While education and gaming are not as far apart on the spectrum as some concerned parents’ groups would have you believe, they’re still not exactly cozy with one another at the best of times. As part of the generation that got some of the first “educational” games in primary school—which often seemed to have more emphasis on educational than game—I’m admittedly a bit suspicious of anything that tries to teach me through games. And admittedly, Sokobond doesn’t make that claim, but it does fall in that same arena.
Sokobond is a member of that strange genre of quasi-educational games; while it’s unlikely your teacher would plop you down in front of them Carmen San Diego or Oregon Trail style, the developers still expect you to have learned a little something through the experience. It’s a tricky goal for the best of games, I think.
Pushing too hard can make it come off as preachy or even worse, turn a fun experience into a surprise round of insert-your-worst-subject flashcards. It is, however, a balance Sokobond nails perfectly. While it plays as a cut-and-dry puzzle game, Sokobond’s development team has managed to seamlessly weave in chemistry as both elements of gameplay and bite-size facts at the end of each level.
Everything about Sokobond is deceptively simple looking, from the game’s minimalist flat-colour visuals to its ever-expanding level select menu and sparse text. There’s no guidance for what order to complete the 76 levels in, beyond which ones are accessible. After completing a level, all the ones adjacent to it unlock, and players can jump between them easily—a useful option when you’re stuck on one in particular.
This simplicity, however, hides what is at times seriously challenging gameplay. At the most basic level, players must bond all of the atoms into a single molecule in order to win, although the player is only allowed to move one atom and any others attached to it. This is complicated however, by the fact that levels are often physically small, and the trick becomes not so much bondingall the atoms as figuring out how to make a maneuverable shape. Completing a level ends with a reveal of the molecule you just made and a one-sentence a fact about it.
While the basic gameplay for every level is the same, levels are broken up into coloured sections that roughly correspond to new gameplay quirks: the ability to double-bond atoms’ electrons, break bonds, or simply flip the shape of your budding molecule. These sections unlock in a similar method as the individual levels: beat enough puzzles of one colour (or usually more) reveals another group of levels to peruse.

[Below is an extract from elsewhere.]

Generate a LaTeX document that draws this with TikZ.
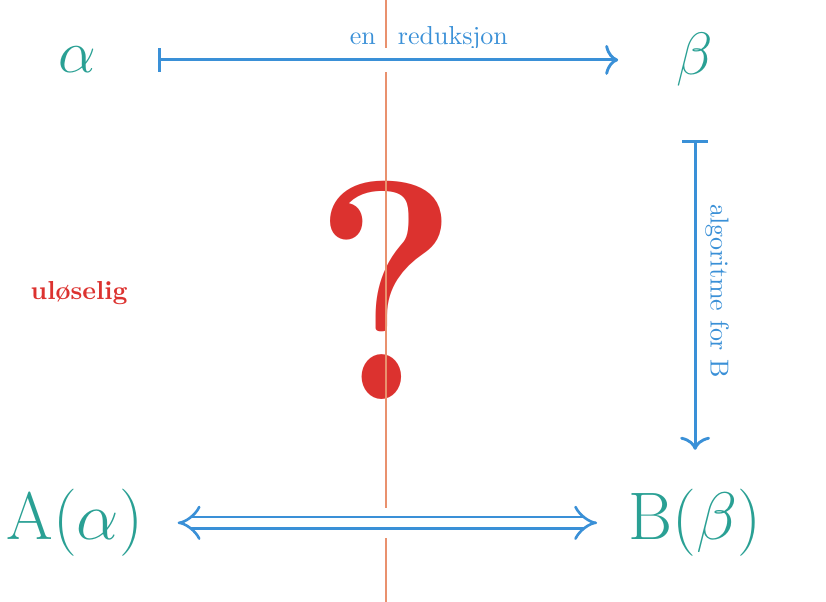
\documentclass[tikz,border=0pt]{standalone}
\usepackage{amsmath, amssymb}
\usepackage{tikz}
\usepackage{xcolor}
\usetikzlibrary{arrows.meta}
\definecolor{objcol}{RGB}{42,160,148}
\definecolor{mapcol}{RGB}{58,144,215}
\definecolor{redcol}{RGB}{220,50,47}
\definecolor{cutcol}{RGB}{233,145,110}

\begin{document}
\begin{tikzpicture}[
    obj/.style={text=objcol, font=\Huge, scale=0.925},
    bigobj/.style={text=objcol, font=\Huge, scale=1.04},
    lbl/.style={text=mapcol, font=\normalsize},
    maparrow/.style={draw=mapcol, line width=1.1pt, preaction={draw=white, line width=9pt, -}},
  ]
          \useasboundingbox (0,0) rectangle (11.17,-8.14);%
          \node [xscale=0.88, transform shape] (Q) at (5.22,-3.92) {\fontsize{120}{120}\selectfont\bfseries\color{redcol}?};%
          \node (U) at (1.07,-3.96) {\bfseries\color{redcol}uløselig};%
          \coordinate (T) at (5.22,0);%
          \coordinate (S) at (5.22,-8.14);%
          \draw [cutcol, line width=0.9pt] (T) to (S);%
          \node [obj, transform shape] (a) at (1.05,-0.81) {$\alpha$};%
          \node [obj, transform shape] (b) at (9.40,-0.81) {$\beta$};%
          \node [bigobj, transform shape] (Aa) at (1.01,-7.07) {A$(\alpha)$};%
          \node [bigobj, transform shape] (Bb) at (9.40,-7.07) {B$(\beta)$};%
          \node [lbl] (R) at (5.80,-0.51) {en\hspace{8.5pt}reduksjon};%
          \draw [maparrow, {Bar[width=9pt]}-{To[width=11.5pt,length=5pt]}, shorten <=30.8pt, shorten >=29.6pt] (a.center) to (b.center);%
          \draw [maparrow, {Bar[width=10pt]}-{To[width=11.5pt,length=5pt]}, shorten <=30.8pt, shorten >=28.1pt] (b.center) to node [lbl, sloped, above] {algoritme for B} (Bb.center);%
          \draw [draw=mapcol, line width=1pt, double=white, double distance=3.6pt, {Implies[scale=1.7]}-{Implies[scale=1.7]},
                 preaction={draw=white, double=white, line width=4pt, double distance=3.5pt, -},
                 shorten <=39.6pt, shorten >=37.7pt] (Aa.center) to (Bb.center);%
        \end{tikzpicture}
\end{document}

Perhaps my biggest issue with the game’s design is that it could, on occasion, stand to give players a little more feedback. While its minimalist approach to instructions gives players a chance to explore levels at their own pace, it can become aggravating when you’re stranded on a level where even a single hint would come in handy.
Sokobond’s audio is perhaps the most minimal I’ve ever encountered in a game. Background music is reduced to a quiet, new age white noise which more often than not I found myself forgetting about completely. In fact, the game’s main sounds are the chimes that occur every time atoms bond. While I’m normally pretty ambivalent to a game’s music—I notice it, but rarely have an opinion on it—I found the lack in Sokobond alternately pleasant and a little disorienting, depending on my mood.
But overall, its ‘at your own pace’ atmosphere and short level designs combine to make Sokobond a soothing pick up and play experience. The educational aspects fall more into the category of “interesting trivia” (did you know super-pure water can be as cold as -42°C before it freezes?) than beat you over the head memorization. The game builds basic chemistry principles into a challenging puzzle game with an amazing range of level designs and lovely minimalist graphics.
Sokobond (Reviewed on Windows 8)
This game is great, with minimal or no negatives.
Its ‘at your own pace’ atmosphere and short level designs combine to make Sokobond a soothing pick up and play experience. The educational aspects fall more into the category of “interesting trivia” than beat you over the head memorization. The game builds basic chemistry principles into a challenging puzzle game with an amazing range of level designs and lovely minimalist graphics.